__WHAT TO WORK ON__: Open with the line that has "Clone this chart in Plotly."; close with the line that has "import plotly.graph_objects as go". Retype those lines exactly, images excluded.

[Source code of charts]

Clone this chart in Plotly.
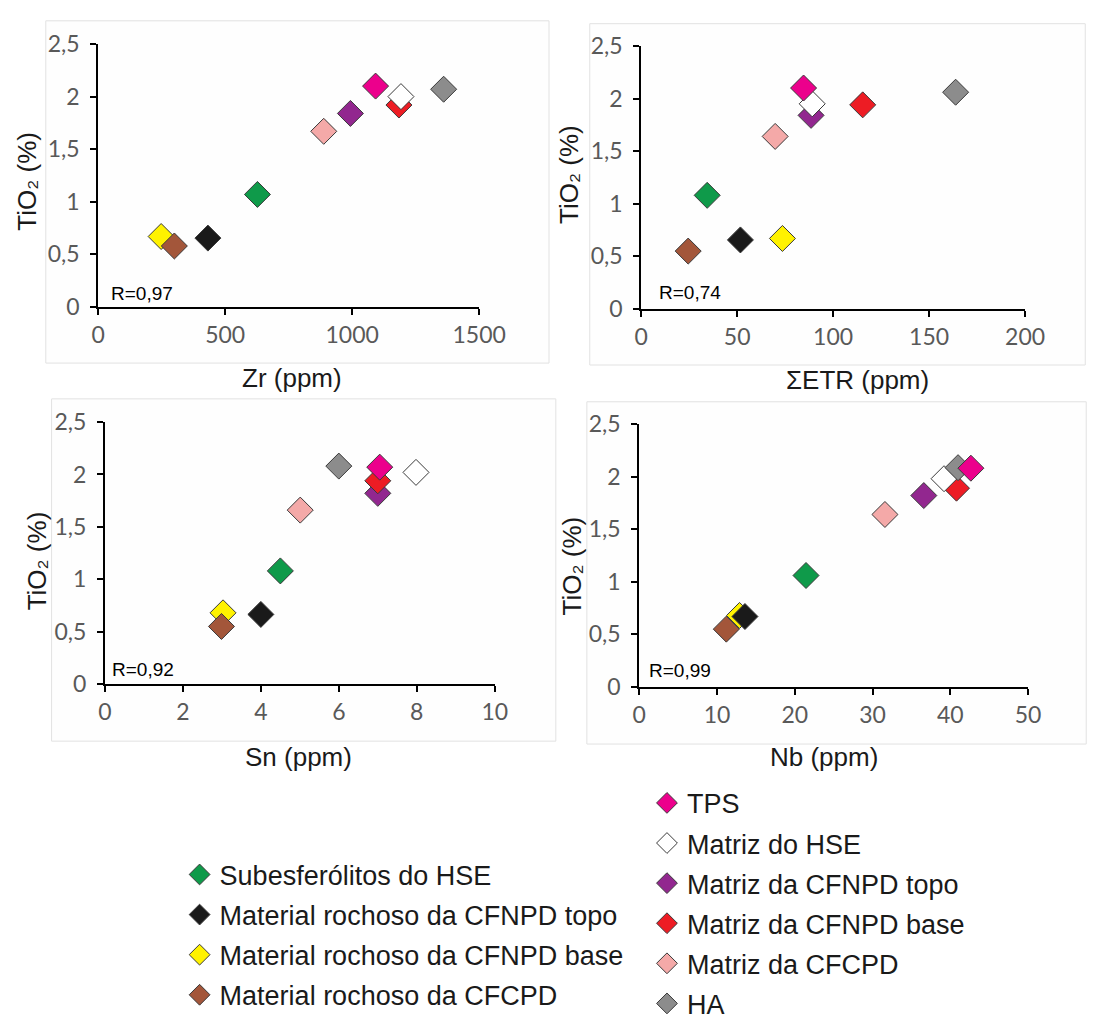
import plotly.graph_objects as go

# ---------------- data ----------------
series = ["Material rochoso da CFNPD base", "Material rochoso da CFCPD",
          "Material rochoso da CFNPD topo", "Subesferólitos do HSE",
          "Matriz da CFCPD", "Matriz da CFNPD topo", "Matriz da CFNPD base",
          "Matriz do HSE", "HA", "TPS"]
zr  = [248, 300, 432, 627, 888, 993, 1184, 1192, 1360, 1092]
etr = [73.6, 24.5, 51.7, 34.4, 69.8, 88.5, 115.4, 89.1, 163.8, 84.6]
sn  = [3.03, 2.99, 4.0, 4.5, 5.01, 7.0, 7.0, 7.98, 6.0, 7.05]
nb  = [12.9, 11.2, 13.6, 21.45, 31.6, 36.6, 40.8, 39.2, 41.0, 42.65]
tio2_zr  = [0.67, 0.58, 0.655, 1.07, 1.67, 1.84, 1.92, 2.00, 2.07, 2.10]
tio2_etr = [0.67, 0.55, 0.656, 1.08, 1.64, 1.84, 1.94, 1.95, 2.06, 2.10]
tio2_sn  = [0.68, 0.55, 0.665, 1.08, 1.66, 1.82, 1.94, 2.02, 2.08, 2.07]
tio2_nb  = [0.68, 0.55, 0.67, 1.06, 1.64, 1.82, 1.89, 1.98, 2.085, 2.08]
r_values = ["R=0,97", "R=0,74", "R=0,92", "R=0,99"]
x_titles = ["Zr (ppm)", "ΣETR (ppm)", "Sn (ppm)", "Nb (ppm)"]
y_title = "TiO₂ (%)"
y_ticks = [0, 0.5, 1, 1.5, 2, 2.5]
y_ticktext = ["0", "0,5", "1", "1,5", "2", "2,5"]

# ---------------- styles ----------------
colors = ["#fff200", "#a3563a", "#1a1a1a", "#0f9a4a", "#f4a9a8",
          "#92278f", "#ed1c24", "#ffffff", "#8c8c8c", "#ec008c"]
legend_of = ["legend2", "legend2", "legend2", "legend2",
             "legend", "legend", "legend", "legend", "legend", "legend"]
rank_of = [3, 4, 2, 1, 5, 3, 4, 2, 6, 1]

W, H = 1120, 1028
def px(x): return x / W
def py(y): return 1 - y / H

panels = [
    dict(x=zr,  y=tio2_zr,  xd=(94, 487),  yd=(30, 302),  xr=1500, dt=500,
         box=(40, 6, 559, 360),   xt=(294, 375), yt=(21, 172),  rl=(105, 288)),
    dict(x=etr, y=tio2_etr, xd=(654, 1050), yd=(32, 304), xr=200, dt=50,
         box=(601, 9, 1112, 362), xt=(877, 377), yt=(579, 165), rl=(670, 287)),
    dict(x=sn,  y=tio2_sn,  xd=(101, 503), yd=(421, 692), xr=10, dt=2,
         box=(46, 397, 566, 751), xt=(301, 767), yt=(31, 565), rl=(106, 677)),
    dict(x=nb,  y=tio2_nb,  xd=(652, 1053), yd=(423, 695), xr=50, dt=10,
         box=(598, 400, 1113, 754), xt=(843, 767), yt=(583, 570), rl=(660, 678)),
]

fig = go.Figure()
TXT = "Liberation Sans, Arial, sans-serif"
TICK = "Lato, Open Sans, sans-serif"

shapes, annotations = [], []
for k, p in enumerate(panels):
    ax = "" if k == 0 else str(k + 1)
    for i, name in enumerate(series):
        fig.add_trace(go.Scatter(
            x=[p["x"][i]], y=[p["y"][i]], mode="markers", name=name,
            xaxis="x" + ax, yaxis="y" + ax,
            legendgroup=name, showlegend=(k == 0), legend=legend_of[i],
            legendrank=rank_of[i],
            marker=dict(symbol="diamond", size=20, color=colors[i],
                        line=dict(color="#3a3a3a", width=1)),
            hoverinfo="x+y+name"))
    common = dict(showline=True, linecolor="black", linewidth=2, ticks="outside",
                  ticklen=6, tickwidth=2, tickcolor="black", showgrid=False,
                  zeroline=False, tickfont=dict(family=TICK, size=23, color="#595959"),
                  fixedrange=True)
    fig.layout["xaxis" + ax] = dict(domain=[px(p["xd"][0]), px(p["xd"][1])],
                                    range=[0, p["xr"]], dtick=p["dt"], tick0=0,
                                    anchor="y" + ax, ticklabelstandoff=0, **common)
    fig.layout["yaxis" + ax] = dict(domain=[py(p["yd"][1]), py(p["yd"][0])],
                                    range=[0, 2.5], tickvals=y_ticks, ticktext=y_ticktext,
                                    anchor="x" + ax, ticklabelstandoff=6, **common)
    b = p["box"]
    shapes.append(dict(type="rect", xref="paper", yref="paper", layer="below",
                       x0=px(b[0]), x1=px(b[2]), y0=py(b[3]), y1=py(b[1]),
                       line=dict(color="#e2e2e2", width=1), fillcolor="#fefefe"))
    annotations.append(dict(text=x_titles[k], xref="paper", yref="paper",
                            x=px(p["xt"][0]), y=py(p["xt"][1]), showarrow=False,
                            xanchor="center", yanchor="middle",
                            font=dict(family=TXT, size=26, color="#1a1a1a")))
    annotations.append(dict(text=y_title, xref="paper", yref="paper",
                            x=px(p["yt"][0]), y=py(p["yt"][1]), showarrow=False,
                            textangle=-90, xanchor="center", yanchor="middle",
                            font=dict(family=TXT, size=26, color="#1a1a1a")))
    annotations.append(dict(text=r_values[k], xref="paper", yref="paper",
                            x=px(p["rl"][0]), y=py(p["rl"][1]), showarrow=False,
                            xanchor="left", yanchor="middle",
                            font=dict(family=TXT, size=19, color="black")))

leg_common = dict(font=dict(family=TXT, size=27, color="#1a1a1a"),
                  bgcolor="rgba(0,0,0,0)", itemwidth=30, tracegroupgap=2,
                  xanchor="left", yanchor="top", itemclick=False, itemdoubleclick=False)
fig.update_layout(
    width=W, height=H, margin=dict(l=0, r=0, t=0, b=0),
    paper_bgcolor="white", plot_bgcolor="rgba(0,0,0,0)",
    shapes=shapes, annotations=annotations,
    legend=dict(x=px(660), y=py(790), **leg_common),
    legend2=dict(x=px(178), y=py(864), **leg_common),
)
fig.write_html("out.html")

--

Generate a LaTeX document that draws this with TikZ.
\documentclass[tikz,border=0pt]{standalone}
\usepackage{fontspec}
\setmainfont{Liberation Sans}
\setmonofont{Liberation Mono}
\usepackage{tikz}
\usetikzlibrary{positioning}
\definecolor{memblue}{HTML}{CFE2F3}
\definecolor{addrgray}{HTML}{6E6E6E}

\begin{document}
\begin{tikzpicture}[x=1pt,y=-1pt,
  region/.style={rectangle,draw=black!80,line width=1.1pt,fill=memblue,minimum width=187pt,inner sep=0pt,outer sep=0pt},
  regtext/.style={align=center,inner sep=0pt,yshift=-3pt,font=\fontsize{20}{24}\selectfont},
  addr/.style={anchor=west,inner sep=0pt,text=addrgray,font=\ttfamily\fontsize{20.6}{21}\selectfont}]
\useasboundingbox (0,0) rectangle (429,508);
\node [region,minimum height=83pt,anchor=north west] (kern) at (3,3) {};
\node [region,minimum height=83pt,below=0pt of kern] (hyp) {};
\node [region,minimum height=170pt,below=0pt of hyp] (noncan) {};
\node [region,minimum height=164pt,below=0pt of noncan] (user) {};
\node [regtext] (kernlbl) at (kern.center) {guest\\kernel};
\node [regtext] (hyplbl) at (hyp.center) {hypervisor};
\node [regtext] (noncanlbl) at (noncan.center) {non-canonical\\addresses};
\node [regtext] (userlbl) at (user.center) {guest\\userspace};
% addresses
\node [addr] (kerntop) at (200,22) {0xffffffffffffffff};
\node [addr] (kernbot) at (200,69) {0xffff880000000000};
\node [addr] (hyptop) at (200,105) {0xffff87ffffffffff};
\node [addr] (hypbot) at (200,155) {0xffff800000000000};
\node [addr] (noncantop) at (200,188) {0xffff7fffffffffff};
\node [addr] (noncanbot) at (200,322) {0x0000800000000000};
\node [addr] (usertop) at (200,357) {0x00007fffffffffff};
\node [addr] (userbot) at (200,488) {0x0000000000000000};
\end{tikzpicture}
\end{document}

__RESULT OF THE TASK__:
Clone this chart in Plotly.
import plotly.graph_objects as go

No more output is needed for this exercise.